Finkelman has also lectured on behalf of the U.S. State Department in Colombia, Germany, Japan, and China. He spent part of the fall 2008 semester at Osaka University in Japan, as a visiting research scholar. He was twice a fellow of the Japan Society for the Promotion of Science, resident at Nanzan University in Nagoya, Japan, in 2001 and in 2011–12.

In 2012, Finkelman was the John Hope Franklin Visiting Professor of American Legal History at Duke Law School. In spring 2014, he was the Justice Pike Hall, Jr. Visiting Professor at the Paul M. Hebert Law Center of Louisiana State University in Baton Rouge.

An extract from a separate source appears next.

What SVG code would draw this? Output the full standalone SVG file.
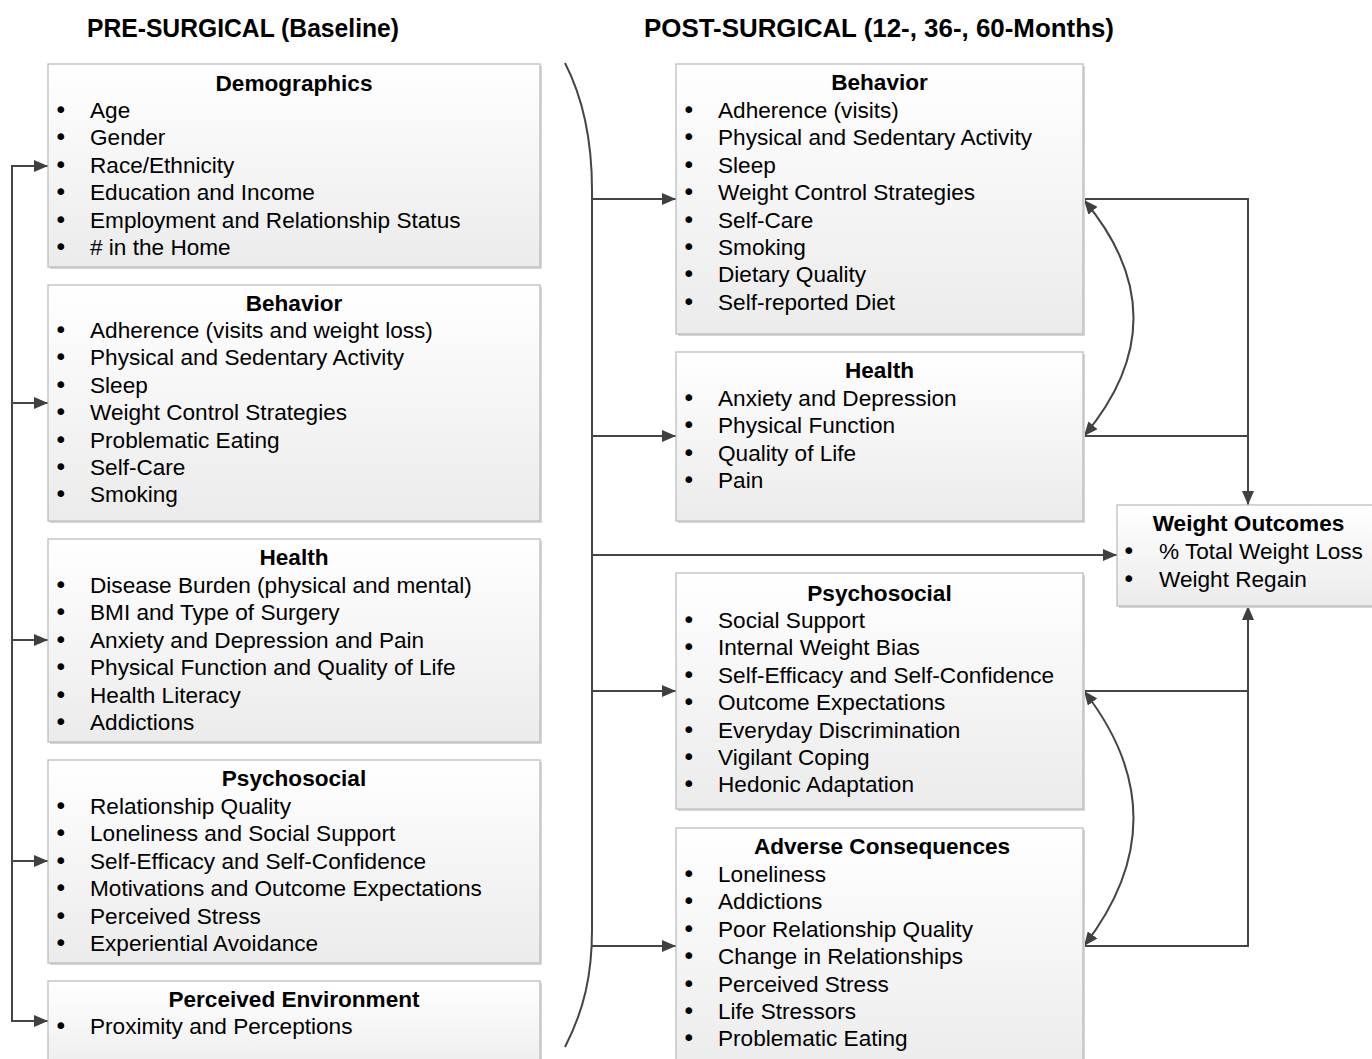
<svg xmlns="http://www.w3.org/2000/svg" width="1372" height="1059" viewBox="0 0 1372 1059">
<style>
text{font-family:"Liberation Sans",Arial,sans-serif;fill:#000}
.t{font-size:22.6px;font-weight:bold;text-anchor:middle}
.i{font-size:22.6px}
.b{font-family:"DejaVu Sans",sans-serif;font-size:23px}
.h{font-size:25px;font-weight:bold}
.box{fill:url(#g);stroke:#bdbdbd;stroke-width:1.3}
.sh{fill:#d6d6d6}
.c{fill:none;stroke:#454545;stroke-width:2}
.a{marker-end:url(#ah)}
.aa{marker-start:url(#ah);marker-end:url(#ah)}
</style>
<defs>
<linearGradient id="g" x1="0" y1="0" x2="0" y2="1">
<stop offset="0" stop-color="#ffffff"/>
<stop offset="1" stop-color="#ebebeb"/>
</linearGradient>
<marker id="ah" markerUnits="userSpaceOnUse" markerWidth="14" markerHeight="12" refX="14" refY="6" orient="auto-start-reverse">
<path d="M0,0 L14,6 L0,12 z" fill="#404040"/>
</marker>
</defs>
<rect width="1372" height="1059" fill="#fff"/>

<text class="h" x="87" y="37" textLength="312" lengthAdjust="spacingAndGlyphs">PRE-SURGICAL (Baseline)</text>
<text class="h" x="644" y="37" textLength="470" lengthAdjust="spacingAndGlyphs">POST-SURGICAL (12-, 36-, 60-Months)</text>

<g id="connectors">
<path class="c a" d="M12,166 L48,166"/>
<path class="c" d="M12,165 L12,1022"/>
<path class="c a" d="M12,403 L48,403"/>
<path class="c a" d="M12,640 L48,640"/>
<path class="c a" d="M12,861 L48,861"/>
<path class="c a" d="M11,1021 L48,1021"/>
<path class="c" d="M565,63 C584,100 592,140 592,190 L592,930 C592,975 584,1010 565,1047"/>
<path class="c a" d="M592,199 L676,199"/>
<path class="c a" d="M592,436 L676,436"/>
<path class="c a" d="M592,555 L1117,555"/>
<path class="c a" d="M592,691 L676,691"/>
<path class="c a" d="M592,946 L676,946"/>
<path class="c" d="M1083,199 L1249,199"/>
<path class="c a" d="M1248,198 L1248,505"/>
<path class="c" d="M1083,436 L1248,436"/>
<path class="c" d="M1083,691 L1248,691"/>
<path class="c" d="M1083,946 L1249,946"/>
<path class="c a" d="M1248,947 L1248,606"/>
<path class="c aa" d="M1084,200 Q1183,318 1084,436"/>
<path class="c aa" d="M1084,691 Q1183,818 1084,946"/>
</g>

<g id="pre-demographics">
<rect class="sh" x="50" y="66" width="492" height="203"/>
<rect class="box" x="48" y="64" width="492" height="203"/>
<text class="t" x="294" y="91">Demographics</text>
<text class="b"><tspan x="54" y="118">•</tspan><tspan x="54" y="145.4">•</tspan><tspan x="54" y="172.8">•</tspan><tspan x="54" y="200.2">•</tspan><tspan x="54" y="227.6">•</tspan><tspan x="54" y="255">•</tspan></text>
<text class="i"><tspan x="90" y="118">Age</tspan><tspan x="90" y="145.4">Gender</tspan><tspan x="90" y="172.8">Race/Ethnicity</tspan><tspan x="90" y="200.2">Education and Income</tspan><tspan x="90" y="227.6">Employment and Relationship Status</tspan><tspan x="90" y="255"># in the Home</tspan></text>
</g>

<g id="pre-behavior">
<rect class="sh" x="50" y="287" width="492" height="236"/>
<rect class="box" x="48" y="285" width="492" height="236"/>
<text class="t" x="294" y="311">Behavior</text>
<text class="b"><tspan x="54" y="338">•</tspan><tspan x="54" y="365.4">•</tspan><tspan x="54" y="392.8">•</tspan><tspan x="54" y="420.2">•</tspan><tspan x="54" y="447.6">•</tspan><tspan x="54" y="475">•</tspan><tspan x="54" y="502.4">•</tspan></text>
<text class="i"><tspan x="90" y="338">Adherence (visits and weight loss)</tspan><tspan x="90" y="365.4">Physical and Sedentary Activity</tspan><tspan x="90" y="392.8">Sleep</tspan><tspan x="90" y="420.2">Weight Control Strategies</tspan><tspan x="90" y="447.6">Problematic Eating</tspan><tspan x="90" y="475">Self-Care</tspan><tspan x="90" y="502.4">Smoking</tspan></text>
</g>

<g id="pre-health">
<rect class="sh" x="50" y="541" width="492" height="203"/>
<rect class="box" x="48" y="539" width="492" height="203"/>
<text class="t" x="294" y="565">Health</text>
<text class="b"><tspan x="54" y="593">•</tspan><tspan x="54" y="620.4">•</tspan><tspan x="54" y="647.8">•</tspan><tspan x="54" y="675.2">•</tspan><tspan x="54" y="702.6">•</tspan><tspan x="54" y="730">•</tspan></text>
<text class="i"><tspan x="90" y="593">Disease Burden (physical and mental)</tspan><tspan x="90" y="620.4">BMI and Type of Surgery</tspan><tspan x="90" y="647.8">Anxiety and Depression and Pain</tspan><tspan x="90" y="675.2">Physical Function and Quality of Life</tspan><tspan x="90" y="702.6">Health Literacy</tspan><tspan x="90" y="730">Addictions</tspan></text>
</g>

<g id="pre-psychosocial">
<rect class="sh" x="50" y="762" width="492" height="203"/>
<rect class="box" x="48" y="760" width="492" height="203"/>
<text class="t" x="294" y="786">Psychosocial</text>
<text class="b"><tspan x="54" y="814">•</tspan><tspan x="54" y="841.4">•</tspan><tspan x="54" y="868.8">•</tspan><tspan x="54" y="896.2">•</tspan><tspan x="54" y="923.6">•</tspan><tspan x="54" y="951">•</tspan></text>
<text class="i"><tspan x="90" y="814">Relationship Quality</tspan><tspan x="90" y="841.4">Loneliness and Social Support</tspan><tspan x="90" y="868.8">Self-Efficacy and Self-Confidence</tspan><tspan x="90" y="896.2">Motivations and Outcome Expectations</tspan><tspan x="90" y="923.6">Perceived Stress</tspan><tspan x="90" y="951">Experiential Avoidance</tspan></text>
</g>

<g id="pre-environment">
<rect class="sh" x="50" y="983" width="492" height="100"/>
<rect class="box" x="48" y="981" width="492" height="100"/>
<text class="t" x="294" y="1007">Perceived Environment</text>
<text class="b"><tspan x="54" y="1034">•</tspan></text>
<text class="i"><tspan x="90" y="1034">Proximity and Perceptions</tspan></text>
</g>

<g id="post-behavior">
<rect class="sh" x="678" y="66" width="407" height="270"/>
<rect class="box" x="676" y="64" width="407" height="270"/>
<text class="t" x="879.5" y="90">Behavior</text>
<text class="b"><tspan x="682" y="118">•</tspan><tspan x="682" y="145.4">•</tspan><tspan x="682" y="172.8">•</tspan><tspan x="682" y="200.2">•</tspan><tspan x="682" y="227.6">•</tspan><tspan x="682" y="255">•</tspan><tspan x="682" y="282.4">•</tspan><tspan x="682" y="309.8">•</tspan></text>
<text class="i"><tspan x="718" y="118">Adherence (visits)</tspan><tspan x="718" y="145.4">Physical and Sedentary Activity</tspan><tspan x="718" y="172.8">Sleep</tspan><tspan x="718" y="200.2">Weight Control Strategies</tspan><tspan x="718" y="227.6">Self-Care</tspan><tspan x="718" y="255">Smoking</tspan><tspan x="718" y="282.4">Dietary Quality</tspan><tspan x="718" y="309.8">Self-reported Diet</tspan></text>
</g>

<g id="post-health">
<rect class="sh" x="678" y="354" width="407" height="169"/>
<rect class="box" x="676" y="352" width="407" height="169"/>
<text class="t" x="879.5" y="378">Health</text>
<text class="b"><tspan x="682" y="406">•</tspan><tspan x="682" y="433.4">•</tspan><tspan x="682" y="460.8">•</tspan><tspan x="682" y="488.2">•</tspan></text>
<text class="i"><tspan x="718" y="406">Anxiety and Depression</tspan><tspan x="718" y="433.4">Physical Function</tspan><tspan x="718" y="460.8">Quality of Life</tspan><tspan x="718" y="488.2">Pain</tspan></text>
</g>

<g id="post-psychosocial">
<rect class="sh" x="678" y="575" width="407" height="236"/>
<rect class="box" x="676" y="573" width="407" height="236"/>
<text class="t" x="879.5" y="601">Psychosocial</text>
<text class="b"><tspan x="682" y="628">•</tspan><tspan x="682" y="655.4">•</tspan><tspan x="682" y="682.8">•</tspan><tspan x="682" y="710.2">•</tspan><tspan x="682" y="737.6">•</tspan><tspan x="682" y="765">•</tspan><tspan x="682" y="792.4">•</tspan></text>
<text class="i"><tspan x="718" y="628">Social Support</tspan><tspan x="718" y="655.4">Internal Weight Bias</tspan><tspan x="718" y="682.8">Self-Efficacy and Self-Confidence</tspan><tspan x="718" y="710.2">Outcome Expectations</tspan><tspan x="718" y="737.6">Everyday Discrimination</tspan><tspan x="718" y="765">Vigilant Coping</tspan><tspan x="718" y="792.4">Hedonic Adaptation</tspan></text>
</g>

<g id="post-adverse">
<rect class="sh" x="678" y="830" width="407" height="250"/>
<rect class="box" x="676" y="828" width="407" height="250"/>
<text class="t" x="882" y="854">Adverse Consequences</text>
<text class="b"><tspan x="682" y="882">•</tspan><tspan x="682" y="909.4">•</tspan><tspan x="682" y="936.8">•</tspan><tspan x="682" y="964.2">•</tspan><tspan x="682" y="991.6">•</tspan><tspan x="682" y="1019">•</tspan><tspan x="682" y="1046.4">•</tspan></text>
<text class="i"><tspan x="718" y="882">Loneliness</tspan><tspan x="718" y="909.4">Addictions</tspan><tspan x="718" y="936.8">Poor Relationship Quality</tspan><tspan x="718" y="964.2">Change in Relationships</tspan><tspan x="718" y="991.6">Perceived Stress</tspan><tspan x="718" y="1019">Life Stressors</tspan><tspan x="718" y="1046.4">Problematic Eating</tspan></text>
</g>

<g id="weight-outcomes">
<rect class="sh" x="1119" y="507" width="262" height="101"/>
<rect class="box" x="1117" y="505" width="262" height="101"/>
<text class="t" x="1248.5" y="531">Weight Outcomes</text>
<text class="b"><tspan x="1122" y="559">•</tspan><tspan x="1122" y="587">•</tspan></text>
<text class="i"><tspan x="1159" y="559">% Total Weight Loss</tspan><tspan x="1159" y="587">Weight Regain</tspan></text>
</g>
</svg>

Throughout 2014 and 2015, Finkelman was a Senior Fellow at the Penn Program on Democracy, Citizenship, and Constitutionalism at the University of Pennsylvania and a Scholar-in-Residence at the National Constitution Center. In 2015, he was appointed the Ariel F. Sallows Visiting Professor of Human Rights Law at the University of Saskatchewan College of Law. In 2017 he was the John E. Murray Visiting Professor of Law at the University of Pittsburgh School of Law. In the Fall of 2017 he held a Fulbright Chair in Human Rights and Social Justice at the University of Ottawa. In 2022-23, he was a research affiliate at the Max and Tessie Zelikovitz Centre for Jewish Studies, Carleton University, Ottawa, Canada.

From 2003 to 2006, Finkelman was President of the 1921 Tulsa Race Riot Memorial Foundation. In 2009, he was elected a member of the American Antiquarian Society. Since 2003, he has been a board member of the Gilder Lehrman Center for the Study of Slavery, Abolition, and Resistance at Yale University. Since 2001, he has been the scholar/convener of the annual scholarly conference of the U.S. Capitol Historical Society.

Finkelman was a elected a Fellow of the Royal Historical Society in May 2025.